I got Botox injections in my arm a few weekends ago. I am supposed to avoid as much repetitive motion with that arm to avoid the Botox spreading and causing overall weakness instead of treating the spasms cause by my focal dystonia. Fortunately for me, my husband was home to help me with as much as I needed. Did I let him help me? No, not really. He offered, and even repeatedly asked to help, and I still tried to do most things myself. Why? Because I have self-worth issues, because I don’t want to need to be helped, because I hate being needy. Basically, because I am prideful. Over the course of the weekend, though, I had a realization. I need to be needed. I want to be needed, especially by my husband. What if he needs and wants the same things? What if I’m furthering my own issues, and by proxy, causing issues for us as a couple by refusing help? There may be more to need than I thought.
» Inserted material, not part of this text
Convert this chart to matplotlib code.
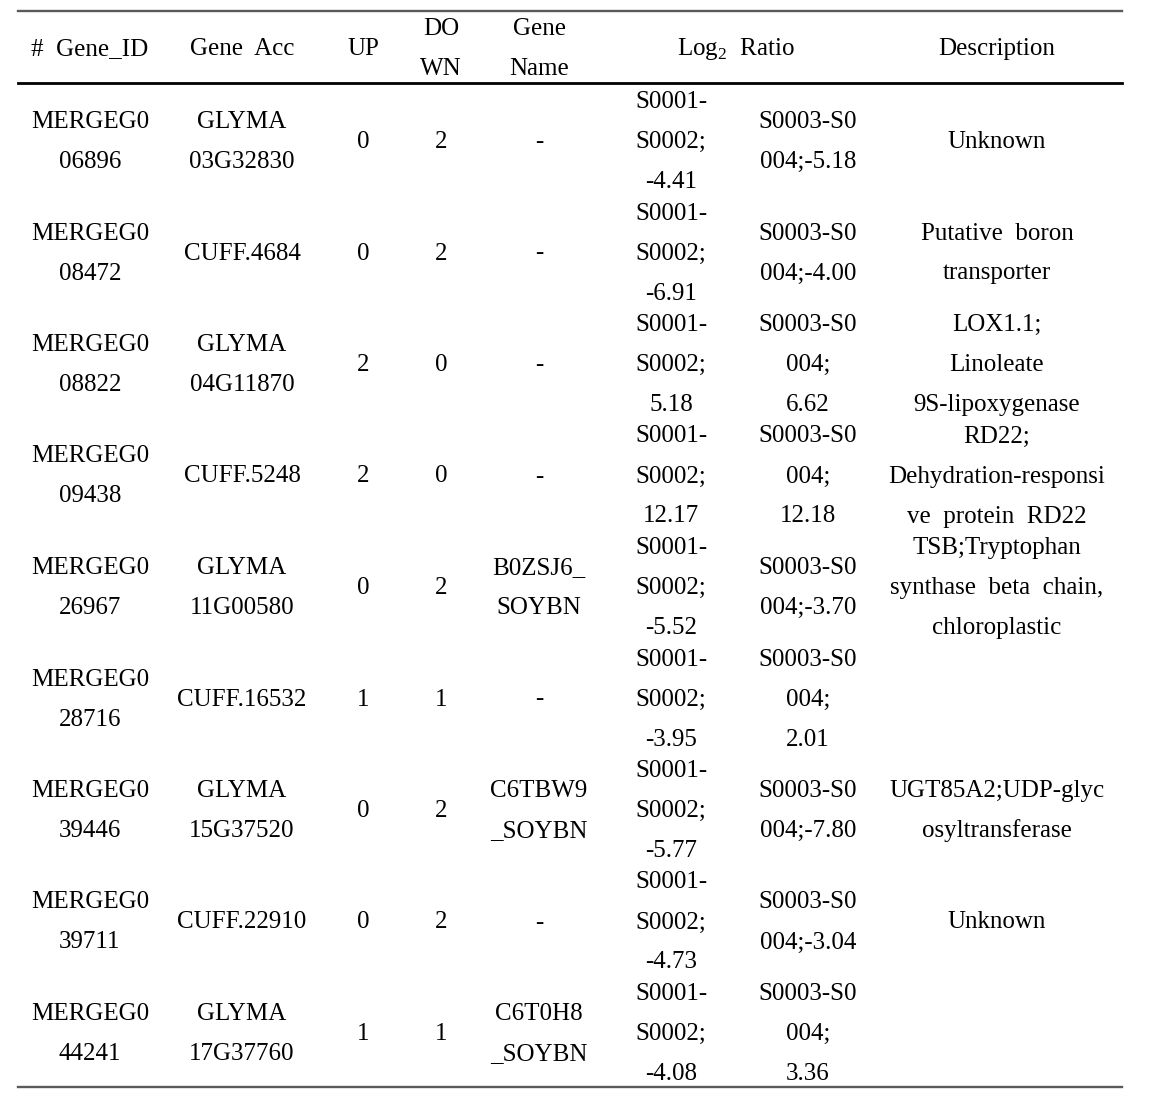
import matplotlib.pyplot as plt

# 表头
headers = [["#  Gene_ID"], ["Gene  Acc"], ["UP"], ["DO", "WN"], ["Gene", "Name"],
           [r"Log$_\mathrm{2}$  Ratio"], ["Description"]]

# 表格数据（每个单元格按行拆分）
gene_ids = [["MERGEG0", "06896"], ["MERGEG0", "08472"], ["MERGEG0", "08822"],
            ["MERGEG0", "09438"], ["MERGEG0", "26967"], ["MERGEG0", "28716"],
            ["MERGEG0", "39446"], ["MERGEG0", "39711"], ["MERGEG0", "44241"]]
gene_accs = [["GLYMA", "03G32830"], ["CUFF.4684"], ["GLYMA", "04G11870"],
             ["CUFF.5248"], ["GLYMA", "11G00580"], ["CUFF.16532"],
             ["GLYMA", "15G37520"], ["CUFF.22910"], ["GLYMA", "17G37760"]]
up = ["0", "0", "2", "2", "0", "1", "0", "0", "1"]
down = ["2", "2", "0", "0", "2", "1", "2", "2", "1"]
gene_names = [["-"], ["-"], ["-"], ["-"], ["B0ZSJ6_", "SOYBN"], ["-"],
              ["C6TBW9", "_SOYBN"], ["-"], ["C6T0H8", "_SOYBN"]]
ratio_12 = ["-4.41", "-6.91", "5.18", "12.17", "-5.52", "-3.95", "-5.77", "-4.73", "-4.08"]
ratio_34 = [["S0003-S0", "004;-5.18"], ["S0003-S0", "004;-4.00"],
            ["S0003-S0", "004;", "6.62"], ["S0003-S0", "004;", "12.18"],
            ["S0003-S0", "004;-3.70"], ["S0003-S0", "004;", "2.01"],
            ["S0003-S0", "004;-7.80"], ["S0003-S0", "004;-3.04"],
            ["S0003-S0", "004;", "3.36"]]
descriptions = [["Unknown"], ["Putative  boron", "transporter"],
                ["LOX1.1;", "Linoleate", "9S-lipoxygenase"],
                ["RD22;", "Dehydration-responsi", "ve  protein  RD22"],
                ["TSB;Tryptophan", "synthase  beta  chain,", "chloroplastic"],
                [], ["UGT85A2;UDP-glyc", "osyltransferase"], ["Unknown"], []]

# 版面参数（像素）
W, H = 1150, 1104
col_x = [90, 242, 363, 441, 539, 671, 808, 997]
header_x = [90, 242, 363, 441, 539, 736, 997]
line_h = 40
row0, row_step = 142, 111.5
fs = 18
serif = ['Liberation Serif', 'DejaVu Serif']

plt.rcParams['font.family'] = serif
plt.rcParams['mathtext.fontset'] = 'custom'
plt.rcParams['mathtext.rm'] = 'Liberation Serif'

fig = plt.figure(figsize=(W / 100, H / 100), dpi=100)
ax = fig.add_axes([0, 0, 1, 1])
ax.set_xlim(0, W)
ax.set_ylim(H, 0)
ax.axis("off")


def cell(x, yc, lines):
    n = len(lines)
    for j, s in enumerate(lines):
        ax.text(x, yc + (j - (n - 1) / 2) * line_h, s, ha="center", va="center",
                fontsize=fs, color="black", family=serif)


# 表格线
ax.plot([18, 1122], [11, 11], color="#5a5a5a", lw=1.7)
ax.plot([18, 1122], [83, 83], color="black", lw=2)
ax.plot([18, 1122], [1087, 1087], color="#5a5a5a", lw=1.7)

for x, h in zip(header_x, headers):
    cell(x, 49, h)

for i in range(len(gene_ids)):
    yc = row0 + i * row_step
    cell(col_x[0], yc, gene_ids[i])
    cell(col_x[1], yc, gene_accs[i])
    cell(col_x[2], yc, [up[i]])
    cell(col_x[3], yc, [down[i]])
    cell(col_x[4], yc, gene_names[i])
    cell(col_x[5], yc, ["S0001-", "S0002;", ratio_12[i]])
    cell(col_x[6], yc, ratio_34[i])
    cell(col_x[7], yc, descriptions[i])

fig.savefig("out.png", dpi=100)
We are created in marriage to be interdependent. After all, help for the man Adam was cause for God to create Eve. The husband’s care for his wife is supposed to image Christ and the church (Eph 5:25-33). Paul tells readers that carrying one another’s burdens fulfills the law of Christ (Gal 6:2). We are not to be codependent, depending on each other for identity and worth, but to be each other’s helpers.
I tend towards codependency, towards needing my husband to need me to feel worthwhile. That is not healthy, especially since my husband is pretty independent and as he puts it, "has very low needs." There are certainly ways I can serve him, but sometimes I stake my worth on him needing me, which in a basic sense, he does not. But what if, because of marriage, he needs me in a different sense? In a co-laboring sense? To be my helper. That would not be co-dependence, but interdependence, a sharing of the load. That would be right.
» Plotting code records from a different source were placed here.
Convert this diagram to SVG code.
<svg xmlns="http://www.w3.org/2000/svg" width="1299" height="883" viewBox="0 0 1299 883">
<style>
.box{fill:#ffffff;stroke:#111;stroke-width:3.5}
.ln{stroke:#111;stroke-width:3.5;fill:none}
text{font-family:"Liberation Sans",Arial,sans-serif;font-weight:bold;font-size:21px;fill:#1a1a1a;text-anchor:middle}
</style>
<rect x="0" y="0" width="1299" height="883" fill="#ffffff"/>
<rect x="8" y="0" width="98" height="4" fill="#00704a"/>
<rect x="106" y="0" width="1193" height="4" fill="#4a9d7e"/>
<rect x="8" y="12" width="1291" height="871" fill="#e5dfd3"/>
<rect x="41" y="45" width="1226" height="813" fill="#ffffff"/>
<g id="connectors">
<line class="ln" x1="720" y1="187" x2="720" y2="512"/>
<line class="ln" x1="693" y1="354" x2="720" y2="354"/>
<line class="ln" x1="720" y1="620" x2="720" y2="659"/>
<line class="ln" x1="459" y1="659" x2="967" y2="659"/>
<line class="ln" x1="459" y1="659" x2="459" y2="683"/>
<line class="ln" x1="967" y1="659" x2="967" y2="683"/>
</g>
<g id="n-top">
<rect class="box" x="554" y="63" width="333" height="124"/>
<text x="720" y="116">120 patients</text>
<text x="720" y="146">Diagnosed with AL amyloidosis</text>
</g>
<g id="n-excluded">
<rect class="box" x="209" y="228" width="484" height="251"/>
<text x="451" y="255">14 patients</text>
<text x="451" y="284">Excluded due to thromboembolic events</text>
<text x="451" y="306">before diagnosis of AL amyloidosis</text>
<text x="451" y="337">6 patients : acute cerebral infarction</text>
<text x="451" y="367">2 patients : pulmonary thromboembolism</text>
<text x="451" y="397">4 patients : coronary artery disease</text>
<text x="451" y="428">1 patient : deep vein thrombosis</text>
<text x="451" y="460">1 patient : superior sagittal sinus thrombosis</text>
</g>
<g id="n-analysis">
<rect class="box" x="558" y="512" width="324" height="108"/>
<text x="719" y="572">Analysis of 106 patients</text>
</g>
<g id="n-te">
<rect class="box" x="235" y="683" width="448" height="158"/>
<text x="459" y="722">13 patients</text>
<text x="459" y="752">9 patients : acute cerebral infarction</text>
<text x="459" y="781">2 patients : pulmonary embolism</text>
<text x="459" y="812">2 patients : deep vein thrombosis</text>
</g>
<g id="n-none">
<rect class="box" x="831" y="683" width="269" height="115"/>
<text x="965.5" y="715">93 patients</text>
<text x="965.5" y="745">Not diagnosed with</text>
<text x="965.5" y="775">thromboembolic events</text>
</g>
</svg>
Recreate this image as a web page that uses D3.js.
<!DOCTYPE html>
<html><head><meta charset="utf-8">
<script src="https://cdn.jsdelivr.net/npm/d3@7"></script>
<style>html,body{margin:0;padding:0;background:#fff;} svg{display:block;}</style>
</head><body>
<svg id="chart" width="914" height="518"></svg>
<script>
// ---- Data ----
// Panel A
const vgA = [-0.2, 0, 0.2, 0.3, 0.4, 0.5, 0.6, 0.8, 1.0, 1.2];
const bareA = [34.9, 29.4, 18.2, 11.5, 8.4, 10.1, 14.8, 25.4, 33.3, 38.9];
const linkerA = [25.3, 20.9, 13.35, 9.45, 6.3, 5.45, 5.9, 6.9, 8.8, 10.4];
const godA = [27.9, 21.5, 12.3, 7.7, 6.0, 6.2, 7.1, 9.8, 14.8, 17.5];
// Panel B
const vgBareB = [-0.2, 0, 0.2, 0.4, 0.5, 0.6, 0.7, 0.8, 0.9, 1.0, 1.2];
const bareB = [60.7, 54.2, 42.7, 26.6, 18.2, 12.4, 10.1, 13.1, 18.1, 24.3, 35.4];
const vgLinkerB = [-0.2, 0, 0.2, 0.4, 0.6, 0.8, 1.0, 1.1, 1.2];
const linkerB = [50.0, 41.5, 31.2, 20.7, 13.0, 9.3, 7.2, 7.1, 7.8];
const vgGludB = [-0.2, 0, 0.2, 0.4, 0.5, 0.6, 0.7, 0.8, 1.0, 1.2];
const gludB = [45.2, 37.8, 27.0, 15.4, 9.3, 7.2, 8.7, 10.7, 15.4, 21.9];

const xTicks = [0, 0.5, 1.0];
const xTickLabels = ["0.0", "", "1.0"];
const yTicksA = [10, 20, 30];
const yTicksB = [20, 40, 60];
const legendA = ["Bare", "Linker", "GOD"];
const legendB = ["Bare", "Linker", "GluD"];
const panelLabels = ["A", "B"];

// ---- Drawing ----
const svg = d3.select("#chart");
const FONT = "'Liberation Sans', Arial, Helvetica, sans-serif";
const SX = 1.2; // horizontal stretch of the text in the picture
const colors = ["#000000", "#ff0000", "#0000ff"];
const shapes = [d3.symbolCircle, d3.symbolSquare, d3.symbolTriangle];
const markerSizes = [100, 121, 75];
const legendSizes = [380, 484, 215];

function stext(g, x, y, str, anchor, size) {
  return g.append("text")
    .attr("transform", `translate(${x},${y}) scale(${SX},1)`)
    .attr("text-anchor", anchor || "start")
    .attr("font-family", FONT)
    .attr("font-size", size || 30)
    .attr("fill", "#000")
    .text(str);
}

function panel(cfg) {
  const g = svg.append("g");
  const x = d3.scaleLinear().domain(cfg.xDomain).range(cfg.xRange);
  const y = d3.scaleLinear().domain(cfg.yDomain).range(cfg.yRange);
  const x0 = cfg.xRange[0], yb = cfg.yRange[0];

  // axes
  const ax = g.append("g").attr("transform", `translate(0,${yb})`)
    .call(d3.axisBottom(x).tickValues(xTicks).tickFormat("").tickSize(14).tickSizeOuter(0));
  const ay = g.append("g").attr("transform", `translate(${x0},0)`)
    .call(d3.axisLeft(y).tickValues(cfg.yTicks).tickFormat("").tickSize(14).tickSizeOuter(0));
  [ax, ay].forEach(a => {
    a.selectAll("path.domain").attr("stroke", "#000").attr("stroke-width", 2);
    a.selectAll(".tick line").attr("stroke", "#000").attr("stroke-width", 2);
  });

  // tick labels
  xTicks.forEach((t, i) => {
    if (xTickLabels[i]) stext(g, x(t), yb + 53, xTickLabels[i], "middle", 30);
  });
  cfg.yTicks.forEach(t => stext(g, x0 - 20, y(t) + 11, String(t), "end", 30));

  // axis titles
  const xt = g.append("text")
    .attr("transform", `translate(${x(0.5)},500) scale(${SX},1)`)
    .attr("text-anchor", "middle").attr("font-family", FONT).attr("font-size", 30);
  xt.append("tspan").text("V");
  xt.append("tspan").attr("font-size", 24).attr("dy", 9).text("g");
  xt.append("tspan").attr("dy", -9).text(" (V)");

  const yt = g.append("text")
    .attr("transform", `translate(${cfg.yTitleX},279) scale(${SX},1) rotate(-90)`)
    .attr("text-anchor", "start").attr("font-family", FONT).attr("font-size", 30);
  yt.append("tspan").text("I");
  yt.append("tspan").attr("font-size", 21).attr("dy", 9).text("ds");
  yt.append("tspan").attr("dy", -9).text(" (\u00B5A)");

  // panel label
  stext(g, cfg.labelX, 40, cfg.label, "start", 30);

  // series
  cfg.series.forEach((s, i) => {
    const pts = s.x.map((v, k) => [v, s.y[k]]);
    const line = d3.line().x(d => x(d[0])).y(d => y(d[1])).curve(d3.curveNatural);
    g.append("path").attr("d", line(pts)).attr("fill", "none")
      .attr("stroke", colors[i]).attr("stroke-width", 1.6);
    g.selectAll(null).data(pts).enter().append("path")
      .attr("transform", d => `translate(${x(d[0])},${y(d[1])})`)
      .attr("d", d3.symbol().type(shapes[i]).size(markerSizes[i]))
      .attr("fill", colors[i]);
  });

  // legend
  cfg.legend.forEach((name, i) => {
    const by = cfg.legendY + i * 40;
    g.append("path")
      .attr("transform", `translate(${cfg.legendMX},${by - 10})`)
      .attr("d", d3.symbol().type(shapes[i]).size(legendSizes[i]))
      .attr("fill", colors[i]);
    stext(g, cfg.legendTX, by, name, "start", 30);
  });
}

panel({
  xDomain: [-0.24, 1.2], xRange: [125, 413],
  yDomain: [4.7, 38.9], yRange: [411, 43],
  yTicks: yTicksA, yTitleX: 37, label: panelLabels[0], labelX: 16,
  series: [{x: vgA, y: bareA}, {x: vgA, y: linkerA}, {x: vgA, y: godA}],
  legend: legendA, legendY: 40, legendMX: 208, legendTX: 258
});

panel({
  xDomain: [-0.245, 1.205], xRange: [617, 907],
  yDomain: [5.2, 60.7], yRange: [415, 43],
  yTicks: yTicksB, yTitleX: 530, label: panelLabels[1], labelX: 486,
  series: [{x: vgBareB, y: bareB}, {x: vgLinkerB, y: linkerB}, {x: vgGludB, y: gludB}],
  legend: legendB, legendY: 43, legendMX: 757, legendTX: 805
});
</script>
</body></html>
I talked to my husband after my realization, and he reported that he indeed does not need me to need him. He is fine with me being independent. He reported that he wants to help me, though. He wants us to be interdependent, and he recognizes that this requires work on his part. And here I am trying to do all the work because I am prideful and do not want to admit my weakness, even when it is medically induced. (Believe me, I have plenty of other weaknesses in my body, as well as my character.)
Marriage is a lifelong and messy process. As Mike Mason writes in his book, The Mystery of Marriage, “The wedding is merely the beginning of a lifelong process of handing over absolutely everything, and not simply everything that one owns but everything that one is” (p. 21). I have not gotten there yet. I am very independent, and at the same time, dependent. I need the beautiful emptiness of myself that occurs in interdependence. To get closer to that, I am going to have to let my husband help me. And I am going to have to look for ways to help him, not just wait for him to need me. We have work to do, but that is marriage. Working together is marriage, until the marriage supper of the Lamb when we will no longer be interdependent, but rather forever dependent on Christ, the Bridegroom of the church.